Não era fácil viver na Espanha em 1944. O país vivia os primeiros anos da Ditadura de Francisco Franco, regime que tinha apoio externo da Alemanha Nazista e da Itália Fascista. Mesmo após o termino da Guerra Civil Espanhola, quem pensava diferente era perseguido. Alguns combates contra grupos rebeldes ainda existiam. E nessa dura realidade está Ofelia (Ivana Baquero), uma menina que vive os últimos anos de sua infância e ama contos de fadas.

Sua mãe Carmen (Ariadna Gil) viaja com a garota para o campo, onde encontram o Capitão Vidal (Sergi López), de quem ela está grávida. No caminho, durante uma breve parada, a garota vê um inseto que acredita ser uma fada. Ao chegarem ao destino, o bicho reaparece e a conduz para um labirinto onde Ofelia encontra um Fauno (Doug Jones).

Ele conta a história de Moana, filha do Rei de um mundo subterrâneo, onde não há mentira nem dor. A garota vivia a sonhar com o mundo dos humanos, até que um dia escapou da segurança e veio ao nosso mundo. Consequentemente ela perdeu a memória devido a luz do sol. E só agora, em uma outra vida, regressa como Ofelia.
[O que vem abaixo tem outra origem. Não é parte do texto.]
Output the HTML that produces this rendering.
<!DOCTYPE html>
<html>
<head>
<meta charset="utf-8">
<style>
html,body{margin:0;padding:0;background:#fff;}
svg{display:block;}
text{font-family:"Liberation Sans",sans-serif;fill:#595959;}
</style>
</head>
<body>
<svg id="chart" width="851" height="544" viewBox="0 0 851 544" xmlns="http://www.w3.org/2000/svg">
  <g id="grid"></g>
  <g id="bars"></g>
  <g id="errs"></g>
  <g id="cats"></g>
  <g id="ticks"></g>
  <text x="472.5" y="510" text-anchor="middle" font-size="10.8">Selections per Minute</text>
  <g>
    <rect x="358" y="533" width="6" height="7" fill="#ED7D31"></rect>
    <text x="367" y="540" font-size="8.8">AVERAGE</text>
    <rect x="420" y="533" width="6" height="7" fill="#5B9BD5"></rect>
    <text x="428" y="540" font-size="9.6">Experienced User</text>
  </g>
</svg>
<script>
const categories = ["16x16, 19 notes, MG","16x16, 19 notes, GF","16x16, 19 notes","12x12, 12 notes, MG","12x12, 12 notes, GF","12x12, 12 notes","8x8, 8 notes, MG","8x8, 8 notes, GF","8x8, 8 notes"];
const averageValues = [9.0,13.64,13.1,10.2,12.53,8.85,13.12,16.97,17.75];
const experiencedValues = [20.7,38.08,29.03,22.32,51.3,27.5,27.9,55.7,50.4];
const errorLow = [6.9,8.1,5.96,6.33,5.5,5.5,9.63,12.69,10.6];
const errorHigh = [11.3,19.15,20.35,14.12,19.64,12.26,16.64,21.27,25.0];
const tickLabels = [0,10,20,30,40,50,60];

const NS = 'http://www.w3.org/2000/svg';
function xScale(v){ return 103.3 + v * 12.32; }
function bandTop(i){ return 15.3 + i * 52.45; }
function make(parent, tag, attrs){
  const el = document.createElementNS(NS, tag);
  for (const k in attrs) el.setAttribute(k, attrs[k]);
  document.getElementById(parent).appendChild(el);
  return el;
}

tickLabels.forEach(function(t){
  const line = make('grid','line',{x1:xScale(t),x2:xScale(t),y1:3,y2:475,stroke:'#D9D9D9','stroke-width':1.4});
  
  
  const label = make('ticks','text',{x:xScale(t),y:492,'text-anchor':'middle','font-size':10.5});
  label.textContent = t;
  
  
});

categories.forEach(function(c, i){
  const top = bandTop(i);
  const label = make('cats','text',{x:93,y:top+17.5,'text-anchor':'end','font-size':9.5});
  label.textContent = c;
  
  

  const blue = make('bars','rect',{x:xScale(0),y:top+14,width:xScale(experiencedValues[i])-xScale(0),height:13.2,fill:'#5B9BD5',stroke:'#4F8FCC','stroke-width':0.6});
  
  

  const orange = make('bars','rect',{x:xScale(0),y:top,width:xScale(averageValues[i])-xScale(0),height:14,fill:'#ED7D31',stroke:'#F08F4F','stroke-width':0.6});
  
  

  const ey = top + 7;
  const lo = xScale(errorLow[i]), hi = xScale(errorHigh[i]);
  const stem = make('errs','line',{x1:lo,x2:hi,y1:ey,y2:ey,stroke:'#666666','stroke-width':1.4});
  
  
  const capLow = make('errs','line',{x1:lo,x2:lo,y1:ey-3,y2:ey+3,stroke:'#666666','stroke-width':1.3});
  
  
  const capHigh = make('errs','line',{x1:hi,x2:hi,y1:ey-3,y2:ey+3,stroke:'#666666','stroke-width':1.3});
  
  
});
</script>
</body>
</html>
Para garantir que a princesa perdida ainda tem sua essência intacta, ela deve realizar três tarefas designadas pelo Fauno para enfim regressar ao seu reino.

O filme foi escrito e dirigido por Guillermo Del Toro, que transmite perfeitamente a mistura de realismo e fantasia que buscava expressar. Ao mesmo tempo em que acompanhamos Ofelia em sua jornada fantástica para retornar ao seu reino, conhecemos a realidade dura do conflito entre os militares liderados por Vidal contra os rebeldes e aqueles que os apoiam. Unindo essas realidades está a subtrama da difícil gravidez de Carmen.

Ivana Baquero, que tinha onze anos quando o filme foi gravado, interpreta Ofelia muito bem. Transmite o amor da personagem por sua mãe e seu irmão que ainda nem nasceu, enquanto mostra a obstinação dela em busca do seu sonho. E como todos já fomos crianças, nos sentimos no lugar dela em momentos de dificuldade, como em cenas relacionadas a um certo vestido e um banquete no qual ela não pode comer nada.

Além da ótima história, o filme lhe conquista também através de alguns aspectos técnicos, que inclusive renderam três estatuetas do Oscar: melhor maquiagem, com destaque para aparência do Fauno e do Homem Pálido, a Direção de Arte, que criou ambientes que fascinam Ofelia, além da Fotografia. Esse último elemento vem em perfeita sintonia com a montagem, ao produzir mudanças de planos utilizando árvores, colunas e paredes. Esses cortes, que mostram a evolução de uma jornada, passam tão despercebidos quanto a virada de página de um livro interessante.

A luz nos ambientes internos nos aproxima da relação entre mãe e filha, enquanto a iluminação do lado de fora vai ficando mais clara com o passar dos dias, pois a lua está enchendo. Enquanto isso, a trilha sonora também nos imerge com músicas que não visam chamar nossa atenção, mas tocam nossos sentimentos. Por sua vez, a mixagem valoriza os sons do universo do filme, como respiros e passos pela casa.

Provavelmente há quem acredite que a subtrama do conflito militar reduz o filme, por tirar o foco da jornada de Ofelia. Entretanto, considero isso uma virtude, pois fortalece a escolha da criança de viver buscando seu universo lúdico, que se torna ainda mais especial justamente por ter como contraste os sofrimentos causados pelo confronto. A única falha envolvendo esse embate é relacionada a um objeto que é mostrado recorrentemente, alertando de modo didático que viria a ser utilizado futuramente.

Fora isso, Del Toro criou um filme perfeito, que conta ainda com um dilema final poderoso e expressa de uma vez por todas quem é a Ofelia. Curiosamente, acredito que “O Labirinto do Fauno” seja ainda melhor que “A Forma da Água” (2017), com o qual Guillermo venceu os Oscars de Melhor Filme e Melhor Diretor.